The government will increase the tariff on beef to 50 percent from 38.5 percent if imports continue to rise, agriculture minister Yoshiyuki Kamei said Tuesday.

"The government has no room to act at its own discretion," Kamei said in reference to a statutory safeguard calling for a beef tariff increase when imports grow more than 17 percent year-on-year on a quarterly basis.

Beef imports surged in the April-June quarter in reaction to a plunge in the same period last year when Japanese consumers shied away from beef due to mad cow disease fears.

The increased beef tariffs, based on a 1993 agreement in global trade talks on agriculture, are expected to take effect in August, depending on official import data.

Japanese cattle breeders want the government to raise the tariff, but the United States, Australia and Japanese beef consumers, including restaurants, oppose it.

The U.S. and Australia are major beef exporters.
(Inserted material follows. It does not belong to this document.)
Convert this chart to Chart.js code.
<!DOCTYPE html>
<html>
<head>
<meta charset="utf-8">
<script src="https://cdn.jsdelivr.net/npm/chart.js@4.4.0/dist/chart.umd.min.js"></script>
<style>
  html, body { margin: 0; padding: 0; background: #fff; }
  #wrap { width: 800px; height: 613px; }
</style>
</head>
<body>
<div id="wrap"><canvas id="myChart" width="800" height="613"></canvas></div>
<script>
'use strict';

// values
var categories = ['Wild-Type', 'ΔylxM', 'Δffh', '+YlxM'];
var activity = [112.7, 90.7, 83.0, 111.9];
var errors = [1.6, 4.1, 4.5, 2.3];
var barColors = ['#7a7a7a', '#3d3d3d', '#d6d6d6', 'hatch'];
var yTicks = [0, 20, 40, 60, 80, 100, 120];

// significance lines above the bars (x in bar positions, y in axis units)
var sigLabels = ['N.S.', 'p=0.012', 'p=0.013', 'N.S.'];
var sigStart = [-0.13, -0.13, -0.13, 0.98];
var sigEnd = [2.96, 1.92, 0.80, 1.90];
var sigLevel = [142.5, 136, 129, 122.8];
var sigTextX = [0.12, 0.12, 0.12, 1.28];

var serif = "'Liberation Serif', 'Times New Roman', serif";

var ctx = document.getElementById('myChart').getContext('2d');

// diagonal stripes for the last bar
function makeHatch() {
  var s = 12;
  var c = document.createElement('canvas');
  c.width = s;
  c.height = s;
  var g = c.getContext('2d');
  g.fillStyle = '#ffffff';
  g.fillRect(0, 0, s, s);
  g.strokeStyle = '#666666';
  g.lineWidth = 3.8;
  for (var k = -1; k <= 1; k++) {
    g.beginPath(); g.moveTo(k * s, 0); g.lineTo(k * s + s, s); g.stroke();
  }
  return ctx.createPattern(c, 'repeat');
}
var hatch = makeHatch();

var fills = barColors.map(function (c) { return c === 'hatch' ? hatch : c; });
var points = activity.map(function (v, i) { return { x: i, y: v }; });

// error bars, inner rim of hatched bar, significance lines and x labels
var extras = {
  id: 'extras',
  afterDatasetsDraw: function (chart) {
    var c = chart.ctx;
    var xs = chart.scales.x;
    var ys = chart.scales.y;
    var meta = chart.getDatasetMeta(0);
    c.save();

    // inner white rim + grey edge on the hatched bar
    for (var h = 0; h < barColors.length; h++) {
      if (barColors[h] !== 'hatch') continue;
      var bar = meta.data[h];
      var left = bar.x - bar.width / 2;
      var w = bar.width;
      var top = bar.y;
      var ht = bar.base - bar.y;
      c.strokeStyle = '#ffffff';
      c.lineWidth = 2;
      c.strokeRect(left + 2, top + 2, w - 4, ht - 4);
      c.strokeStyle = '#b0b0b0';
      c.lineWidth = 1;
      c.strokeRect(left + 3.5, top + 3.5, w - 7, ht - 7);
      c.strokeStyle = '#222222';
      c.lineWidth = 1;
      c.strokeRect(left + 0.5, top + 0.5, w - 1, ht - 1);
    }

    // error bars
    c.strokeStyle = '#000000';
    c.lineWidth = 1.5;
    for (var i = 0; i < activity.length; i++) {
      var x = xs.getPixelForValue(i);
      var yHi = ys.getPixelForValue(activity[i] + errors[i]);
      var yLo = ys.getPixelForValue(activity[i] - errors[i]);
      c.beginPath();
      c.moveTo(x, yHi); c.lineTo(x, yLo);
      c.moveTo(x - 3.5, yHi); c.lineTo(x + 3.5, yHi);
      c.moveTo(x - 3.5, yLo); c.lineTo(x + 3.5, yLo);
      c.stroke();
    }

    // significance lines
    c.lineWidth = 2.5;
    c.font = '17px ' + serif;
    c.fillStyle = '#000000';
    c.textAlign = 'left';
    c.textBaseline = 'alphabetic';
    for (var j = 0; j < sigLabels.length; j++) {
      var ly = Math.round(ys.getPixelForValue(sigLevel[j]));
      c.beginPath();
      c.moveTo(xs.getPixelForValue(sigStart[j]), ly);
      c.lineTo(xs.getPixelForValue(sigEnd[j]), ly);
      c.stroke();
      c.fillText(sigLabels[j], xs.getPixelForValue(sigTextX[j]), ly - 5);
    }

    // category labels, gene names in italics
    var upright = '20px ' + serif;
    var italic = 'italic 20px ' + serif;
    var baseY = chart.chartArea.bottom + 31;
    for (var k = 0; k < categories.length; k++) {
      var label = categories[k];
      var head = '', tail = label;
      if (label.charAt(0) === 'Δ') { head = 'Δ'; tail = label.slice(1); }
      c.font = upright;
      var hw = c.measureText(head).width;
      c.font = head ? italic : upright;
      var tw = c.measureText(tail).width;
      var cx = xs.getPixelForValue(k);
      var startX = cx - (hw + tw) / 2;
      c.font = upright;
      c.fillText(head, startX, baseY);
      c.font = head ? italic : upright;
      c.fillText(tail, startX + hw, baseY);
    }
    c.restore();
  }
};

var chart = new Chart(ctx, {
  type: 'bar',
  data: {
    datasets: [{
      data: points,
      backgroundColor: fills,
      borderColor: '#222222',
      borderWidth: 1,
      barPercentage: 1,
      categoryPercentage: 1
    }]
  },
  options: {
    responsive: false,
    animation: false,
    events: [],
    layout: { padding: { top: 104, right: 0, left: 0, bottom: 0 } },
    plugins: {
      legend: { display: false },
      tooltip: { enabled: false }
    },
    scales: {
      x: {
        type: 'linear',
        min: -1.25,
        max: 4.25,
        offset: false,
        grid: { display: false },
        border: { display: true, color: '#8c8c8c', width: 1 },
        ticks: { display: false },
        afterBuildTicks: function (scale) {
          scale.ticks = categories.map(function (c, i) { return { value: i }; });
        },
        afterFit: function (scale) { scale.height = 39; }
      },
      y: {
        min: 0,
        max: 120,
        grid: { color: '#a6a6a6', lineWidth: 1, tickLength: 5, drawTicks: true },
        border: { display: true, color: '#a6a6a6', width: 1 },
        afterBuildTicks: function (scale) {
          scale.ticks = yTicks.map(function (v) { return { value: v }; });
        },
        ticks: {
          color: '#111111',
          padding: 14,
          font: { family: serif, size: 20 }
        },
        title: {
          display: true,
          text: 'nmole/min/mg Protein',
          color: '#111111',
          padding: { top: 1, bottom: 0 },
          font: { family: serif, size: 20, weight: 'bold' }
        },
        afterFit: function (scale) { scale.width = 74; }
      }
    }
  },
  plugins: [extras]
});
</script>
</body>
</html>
Japan Food Service Association officials decried the prospective tariff increase during a meeting Tuesday with senior farm ministry officials, including Kamei.
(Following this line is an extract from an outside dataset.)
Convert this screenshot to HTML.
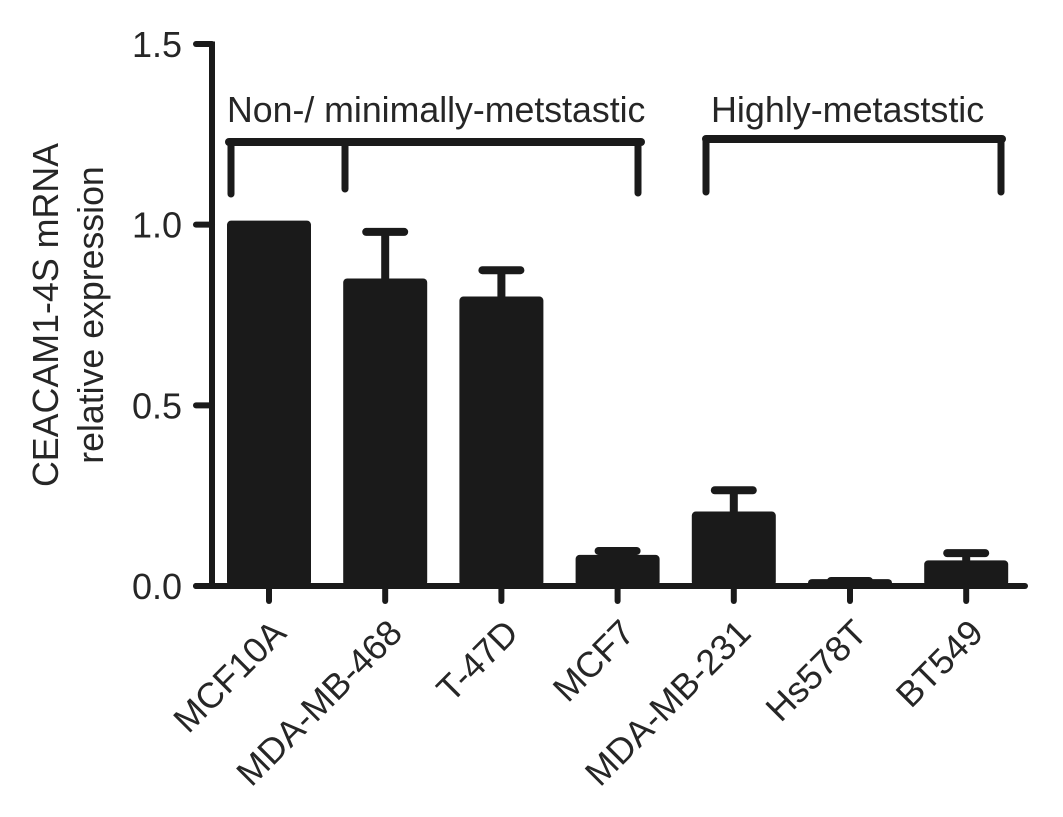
<!DOCTYPE html>
<html>
<head>
<meta charset="utf-8">
<style>
html,body{margin:0;padding:0;background:#fff;}
svg{display:block;}
text{font-family:"Liberation Sans",Arial,sans-serif;fill:#262626;}
</style>
</head>
<body>
<svg id="chart" width="1063" height="817" viewBox="0 0 1063 817" xmlns="http://www.w3.org/2000/svg"></svg>
<script>
const categories = ["MCF10A","MDA-MB-468","T-47D","MCF7","MDA-MB-231","Hs578T","BT549"];
const values = [1.0,0.84,0.79,0.075,0.195,0.008,0.06];
const errors = [0,0.14,0.084,0.022,0.07,0.006,0.031];
const yTicks = [0,0.5,1.0,1.5];
const yTickLabels = ["0.0","0.5","1.0","1.5"];
const yLabelLines = ["CEACAM1-4S mRNA","relative expression"];
const groupLabels = ["Non-/ minimally-metstastic","Highly-metaststic"];

const svg = document.getElementById('chart');
const NS = 'http://www.w3.org/2000/svg';
function y(v){return 586 - v*(586-44)/1.5;}
function x(i){return 269 + i*116.2;}
function make(tag,attrs,parent){
  const e=document.createElementNS(NS,tag);
  for(const k in attrs)e.setAttribute(k,attrs[k]);
  (parent||svg).appendChild(e);
  return e;
}
const ink='#1a1a1a';

values.forEach((v,i)=>{
  const top=y(v), cx=x(i);
  if(errors[i]>0){
    const eTop=y(v+errors[i]);
    const st=make('line',{x1:cx,x2:cx,y1:top,y2:eTop,stroke:ink,'stroke-width':8});
    
    
    const cap=make('line',{x1:cx-19,x2:cx+19,y1:eTop,y2:eTop,stroke:ink,'stroke-width':8,'stroke-linecap':'round'});
    
    
  }
  const b=make('rect',{x:cx-42,y:top-4,width:84,height:586-top+4,fill:ink,rx:4});
  
  
});

const yAxis=make('line',{x1:212,x2:212,y1:41.5,y2:588,stroke:ink,'stroke-width':6});


const xAxis=make('line',{x1:196,x2:1025,y1:586,y2:586,stroke:ink,'stroke-width':6,'stroke-linecap':'round'});



yTicks.forEach((t,i)=>{
  const tk=make('line',{x1:196,x2:212,y1:y(t),y2:y(t),stroke:ink,'stroke-width':6,'stroke-linecap':'round'});
  
  
  const l=make('text',{x:182,y:y(t)+13,'text-anchor':'end','font-size':36});
  l.textContent=yTickLabels[i];
  
  
});

categories.forEach((c,i)=>{
  const tk=make('line',{x1:x(i),x2:x(i),y1:586,y2:601,stroke:ink,'stroke-width':6,'stroke-linecap':'round'});
  
  
  const l=make('text',{transform:`translate(${x(i)+19},${635}) rotate(-45)`,'text-anchor':'end','font-size':35.7});
  l.textContent=c;
  
  
});

const t1=make('text',{transform:'translate(58,315) rotate(-90)','text-anchor':'middle','font-size':35.8});
t1.textContent=yLabelLines[0];


const t2=make('text',{transform:'translate(103,315) rotate(-90)','text-anchor':'middle','font-size':35.7});
t2.textContent=yLabelLines[1];



const g1=make('text',{x:227,y:122,'font-size':35.7});
g1.textContent=groupLabels[0];


const g2=make('text',{x:711,y:122,'font-size':35.9});
g2.textContent=groupLabels[1];



const b1h=make('path',{d:'M229 142H641',fill:'none',stroke:ink,'stroke-width':8,'stroke-linecap':'round'});


const b1v=make('path',{d:'M231 142V194M345 142V189M638 142V193',fill:'none',stroke:ink,'stroke-width':7,'stroke-linecap':'round'});


const b2h=make('path',{d:'M706 139H1002',fill:'none',stroke:ink,'stroke-width':8,'stroke-linecap':'round'});


const b2v=make('path',{d:'M706 139V192M1001 139V192',fill:'none',stroke:ink,'stroke-width':7,'stroke-linecap':'round'});


</script>
</body>
</html>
Shuji Abe, vice chairman of the association, said there are "special circumstances" behind the recent surge in beef imports, namely a turnaround after the decline in consumption following mad cow fears. The state should take this into account and not increase tariffs, he said.

Abe is president of Yoshinoya D&C Co., operator of a fast-food chain serving bowls of beef on rice. Naoto Kitamura, senior vice farm minister, responded that the government must "comply with the rules" and will be forced to increase the tariffs.